Este síndrome colectivo, además de representar el
menosprecio y la discriminación racial contra las razas no occidentales, ha
creado una inseguridad personal en las mujeres que, en su intento por parecerse
a las muchachas de pasarela, cuyas medidas son 96 cm. de busto, 46 cm. de
cintura y 86 cm. de caderas, deciden transformar su cuerpo con la ayuda de la
cirugía estética, que les agrega lo que les falta y les quita lo que tienen de
sobra.
El cuento de Blancanieves y su madrastra perversa, no es
más que un alegato de quienes, superado el meridiano de su vida, tienen el
deseo de conservarse jóvenes a cualquier precio, puesto que la vejez, reflejada
en el espejo, es más temida que el fantasma de la muerte. Quizás por eso la
madrastra de Blancanieves, que vivía atormentada por la juventud y belleza de
su hijastra, se consolaba preguntándole al espejo de su alcoba: “Espejito,
espejito, ¿quién es la más bella de este reino?”. El espejo le mentía y
contestaba: “Tú, mi reina...”.
Por suerte, la mujer moderna puede sobrevivir
al dilema de la madrastra de Blancanieves, pues no necesita ya avergonzarse de
su apariencia física ni poseer un espejito que le mienta. Si no se siente a
gusto consigo misma, puede someterse al filo del bisturí y operarse la cara con
la misma facilidad con que se opera los senos, los glúteos y las celulitis de
las piernas, ya que el avance estrepitoso de la cirugía estética le ofrece la
posibilidad de parecerse al juguete de su infancia, a esa mujer rubia y esbelta
que responde al nombre de Barbie, la muñequita que se
vende en más de 140 países y constituye el juguete predilecto de las niñas del
Tercer Mundo, al menos si la comparamos con Matina Patina Patina, Li’l Miss
Sirenita, Olly Pocket y Pottajonta.
Ante esta realidad, que parece confirmar la tesis de que
las relaciones humanas giran más en torno a la anatomía que a la economía, son
cada vez más las mujeres que se elevan las nalgas o se aumentan las mamas con
prótesis de silicona que, por desgracia, a veces revientan como globos o quedan
desproporcionados con relación al peso y la estatura. Pero como esto parece no
importarle a nadie -y menos a quienes se dan el lujo de pagar una cirugía
estética con dinero contante y sonante-, sigue aumentando la ola de señoras que
se ponen la mano al pecho y calculan su valor.

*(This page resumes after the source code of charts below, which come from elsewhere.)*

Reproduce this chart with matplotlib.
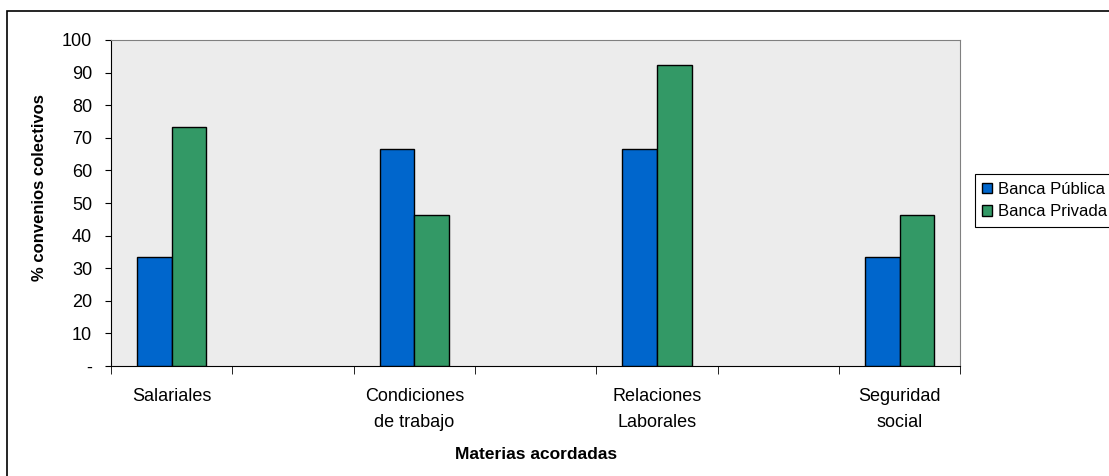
import numpy as np
import matplotlib.pyplot as plt
from matplotlib.patches import Rectangle

plt.rcParams['font.family'] = ['Liberation Sans', 'DejaVu Sans']

# Datos: porcentaje de convenios colectivos por materia
categorias = ['Salariales', '', 'Condiciones\nde trabajo', '', 'Relaciones\nLaborales', '', 'Seguridad\nsocial']
banca_publica = [33.3, None, 66.7, None, 66.7, None, 33.3]
banca_privada = [73.3, None, 46.2, None, 92.3, None, 46.2]
series = ['Banca Pública', 'Banca Privada']
colores = ['#0066CC', '#339966']
yticks = [0, 10, 20, 30, 40, 50, 60, 70, 80, 90, 100]
ytick_labels = ['-'] + [str(v) for v in yticks[1:]]

fs = 13
fig = plt.figure(figsize=(11.09, 4.76), dpi=100)
ax = fig.add_axes([0.100, 0.231, 0.766, 0.685])
ax.set_facecolor('#ececec')

x = np.arange(len(categorias))
ancho = 0.285
idx = [i for i, v in enumerate(banca_publica) if v is not None]
ax.bar(x[idx] - ancho / 2, [banca_publica[i] for i in idx], ancho,
       color=colores[0], edgecolor='black', linewidth=1, label=series[0], zorder=3)
ax.bar(x[idx] + ancho / 2, [banca_privada[i] for i in idx], ancho,
       color=colores[1], edgecolor='black', linewidth=1, label=series[1], zorder=3)

ax.set_xlim(-0.5, len(categorias) - 0.5)
ax.set_ylim(0, 100)
ax.set_yticks(yticks)
ax.set_yticklabels(ytick_labels, fontsize=fs)
ax.set_xticks(x)
ax.set_xticklabels(categorias, fontsize=fs, linespacing=1.65)
ax.tick_params(axis='x', length=0, pad=16)
ax.set_xticks(np.arange(-0.5, len(categorias), 1), minor=True)
ax.tick_params(axis='x', which='minor', length=6, direction='out')
ax.tick_params(axis='y', length=4.5, direction='out', pad=9)

for lado in ['top', 'right']:
    ax.spines[lado].set_color('#808080')
for lado in ['left', 'bottom']:
    ax.spines[lado].set_color('black')

ax.set_ylabel('% convenios colectivos', fontsize=12, fontweight='bold')
ax.yaxis.set_label_coords(-0.075, 0.546)
ax.set_xlabel('Materias acordadas', fontsize=12.5, fontweight='bold', labelpad=12)

leg = fig.legend(loc='upper left', bbox_to_anchor=(0.879, 0.634), fontsize=12,
                 frameon=True, fancybox=False, edgecolor='black', framealpha=1,
                 handlelength=0.6, handleheight=0.6, handletextpad=0.35,
                 borderpad=0.45, labelspacing=0.45, borderaxespad=0)
leg.get_frame().set_linewidth(0.8)

# Marco exterior del gráfico
fig.patches.append(Rectangle((7 / 1109, -0.1), 1.2, 1 - 11 / 476 + 0.1,
                             transform=fig.transFigure, fill=False,
                             edgecolor='black', linewidth=1.2))

fig.savefig('out.png', dpi=100)
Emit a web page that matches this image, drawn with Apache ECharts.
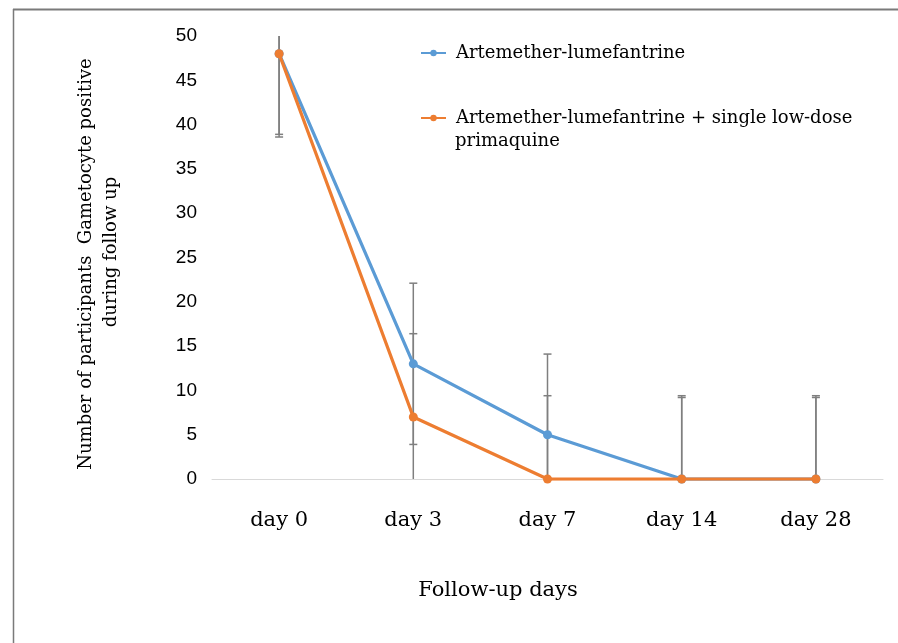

Y mientras son miles quienes aguardan su turno para pasar
por el mágico bisturí de la cirugía estética, y las encuestas revelan que los
hombres -además de haber desbaratado el dicho popular: “Un hombre es como el
oso, mientras más feo, más hermoso”- dedican tanto tiempo como las mujeres al
cuidado de su figura; en tanto la cirugía estética, convertida en un negocio
millonario, sigue avanzando a contrapelo de la teoría darwinista sobre la
evolución y selección natural de las especies, puesto que es capaz de trastocar
las leyes de la naturaleza y cambiarles a los humanos la cara y el cuerpo, como
si con esto se quisiera hacer de los hombres más hombres y de las mujeres más
mujeres, aun sabiendo que la belleza no es aquello que se lleva por encima,
sino aquello que se lleva por dentro, y que la felicidad plena de una persona
no está en la belleza ni en la riqueza.
Lo cierto es que el mundo de la biología se encuentra en
su fulgurante desarrollo, y esto implica tener un nuevo concepto en el orden
científico y ético, pues no sólo se cuenta con una cirugía estética funcional,
sino también con una alta ingeniería genética que reproduce niños probetas, con
espermas donados y úteros alquilados. En síntesis, si es posible concebir
mediante una inseminación artificial, entonces es más simple modificar las
facciones de quienes viven aquejados por su fealdad y una verdadera esperanza
para quienes prefieren morir transformados pero contentos.
Por lo demás, queda claro que en toda sociedad superficial y
competitiva, donde reina la discriminación y el racismo, tiene mucho más valor
la apariencia física, el bienestar económico y el estatus social de una
persona, que los valores humanista de quienes, lejos de los estereotipos de lo
“bello” y lo “feo”, se empeñan por construir un mundo donde todos se miren con
la misma lupa y se midan con la misma vara, a pesar de las diferencias
sociales, culturales, raciales, políticas y religiosas.